** Recorded data **
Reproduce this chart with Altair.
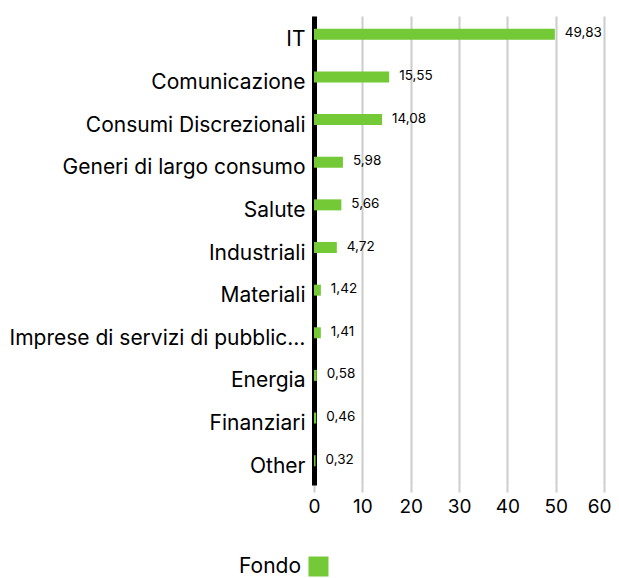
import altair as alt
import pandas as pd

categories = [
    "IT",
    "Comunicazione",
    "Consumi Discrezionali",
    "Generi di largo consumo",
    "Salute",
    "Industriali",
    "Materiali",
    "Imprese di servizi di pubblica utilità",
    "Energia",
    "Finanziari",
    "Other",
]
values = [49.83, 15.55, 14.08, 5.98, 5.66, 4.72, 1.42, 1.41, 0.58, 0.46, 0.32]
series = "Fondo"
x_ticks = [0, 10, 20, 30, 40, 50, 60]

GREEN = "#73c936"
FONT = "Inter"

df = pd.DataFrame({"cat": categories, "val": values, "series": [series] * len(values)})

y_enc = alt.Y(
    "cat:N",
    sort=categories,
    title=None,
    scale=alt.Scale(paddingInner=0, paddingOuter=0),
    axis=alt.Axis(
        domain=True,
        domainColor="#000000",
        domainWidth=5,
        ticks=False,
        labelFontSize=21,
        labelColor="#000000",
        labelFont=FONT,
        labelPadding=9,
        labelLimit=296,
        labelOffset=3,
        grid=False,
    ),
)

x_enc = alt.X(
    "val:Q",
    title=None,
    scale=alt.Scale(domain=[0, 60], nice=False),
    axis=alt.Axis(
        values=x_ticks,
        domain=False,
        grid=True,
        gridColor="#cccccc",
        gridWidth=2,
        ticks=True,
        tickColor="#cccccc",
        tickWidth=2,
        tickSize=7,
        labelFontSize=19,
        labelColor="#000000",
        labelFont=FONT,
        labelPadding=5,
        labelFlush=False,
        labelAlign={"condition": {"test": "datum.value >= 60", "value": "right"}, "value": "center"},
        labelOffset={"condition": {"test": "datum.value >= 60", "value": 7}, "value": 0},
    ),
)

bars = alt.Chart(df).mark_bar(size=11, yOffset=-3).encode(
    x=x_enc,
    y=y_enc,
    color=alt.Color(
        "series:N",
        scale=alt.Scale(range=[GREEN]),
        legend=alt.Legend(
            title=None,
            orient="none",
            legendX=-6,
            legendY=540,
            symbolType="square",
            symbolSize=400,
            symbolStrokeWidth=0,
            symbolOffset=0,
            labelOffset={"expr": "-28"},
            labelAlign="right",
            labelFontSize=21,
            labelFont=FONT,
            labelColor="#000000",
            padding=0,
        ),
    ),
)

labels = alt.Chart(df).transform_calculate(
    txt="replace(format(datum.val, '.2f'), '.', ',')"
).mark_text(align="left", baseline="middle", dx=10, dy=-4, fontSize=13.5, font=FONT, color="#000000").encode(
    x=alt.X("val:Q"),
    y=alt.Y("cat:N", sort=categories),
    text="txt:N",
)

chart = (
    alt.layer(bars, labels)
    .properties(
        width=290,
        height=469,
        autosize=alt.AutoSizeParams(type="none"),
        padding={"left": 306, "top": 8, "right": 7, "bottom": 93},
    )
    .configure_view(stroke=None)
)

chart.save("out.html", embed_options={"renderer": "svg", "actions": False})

** Your objective **
The data above should be repeated exactly, minus any pictures.

** The answer **
Reproduce this chart with Altair.
import altair as alt
import pandas as pd

categories = [
    "IT",
    "Comunicazione",
    "Consumi Discrezionali",
    "Generi di largo consumo",
    "Salute",
    "Industriali",
    "Materiali",
    "Imprese di servizi di pubblica utilità",
    "Energia",
    "Finanziari",
    "Other",
]
values = [49.83, 15.55, 14.08, 5.98, 5.66, 4.72, 1.42, 1.41, 0.58, 0.46, 0.32]
series = "Fondo"
x_ticks = [0, 10, 20, 30, 40, 50, 60]

GREEN = "#73c936"
FONT = "Inter"

df = pd.DataFrame({"cat": categories, "val": values, "series": [series] * len(values)})

y_enc = alt.Y(
    "cat:N",
    sort=categories,
    title=None,
    scale=alt.Scale(paddingInner=0, paddingOuter=0),
    axis=alt.Axis(
        domain=True,
        domainColor="#000000",
        domainWidth=5,
        ticks=False,
        labelFontSize=21,
        labelColor="#000000",
        labelFont=FONT,
        labelPadding=9,
        labelLimit=296,
        labelOffset=3,
        grid=False,
    ),
)

x_enc = alt.X(
    "val:Q",
    title=None,
    scale=alt.Scale(domain=[0, 60], nice=False),
    axis=alt.Axis(
        values=x_ticks,
        domain=False,
        grid=True,
        gridColor="#cccccc",
        gridWidth=2,
        ticks=True,
        tickColor="#cccccc",
        tickWidth=2,
        tickSize=7,
        labelFontSize=19,
        labelColor="#000000",
        labelFont=FONT,
        labelPadding=5,
        labelFlush=False,
        labelAlign={"condition": {"test": "datum.value >= 60", "value": "right"}, "value": "center"},
        labelOffset={"condition": {"test": "datum.value >= 60", "value": 7}, "value": 0},
    ),
)

bars = alt.Chart(df).mark_bar(size=11, yOffset=-3).encode(
    x=x_enc,
    y=y_enc,
    color=alt.Color(
        "series:N",
        scale=alt.Scale(range=[GREEN]),
        legend=alt.Legend(
            title=None,
            orient="none",
            legendX=-6,
            legendY=540,
            symbolType="square",
            symbolSize=400,
            symbolStrokeWidth=0,
            symbolOffset=0,
            labelOffset={"expr": "-28"},
            labelAlign="right",
            labelFontSize=21,
            labelFont=FONT,
            labelColor="#000000",
            padding=0,
        ),
    ),
)

labels = alt.Chart(df).transform_calculate(
    txt="replace(format(datum.val, '.2f'), '.', ',')"
).mark_text(align="left", baseline="middle", dx=10, dy=-4, fontSize=13.5, font=FONT, color="#000000").encode(
    x=alt.X("val:Q"),
    y=alt.Y("cat:N", sort=categories),
    text="txt:N",
)

chart = (
    alt.layer(bars, labels)
    .properties(
        width=290,
        height=469,
        autosize=alt.AutoSizeParams(type="none"),
        padding={"left": 306, "top": 8, "right": 7, "bottom": 93},
    )
    .configure_view(stroke=None)
)

chart.save("out.html", embed_options={"renderer": "svg", "actions": False})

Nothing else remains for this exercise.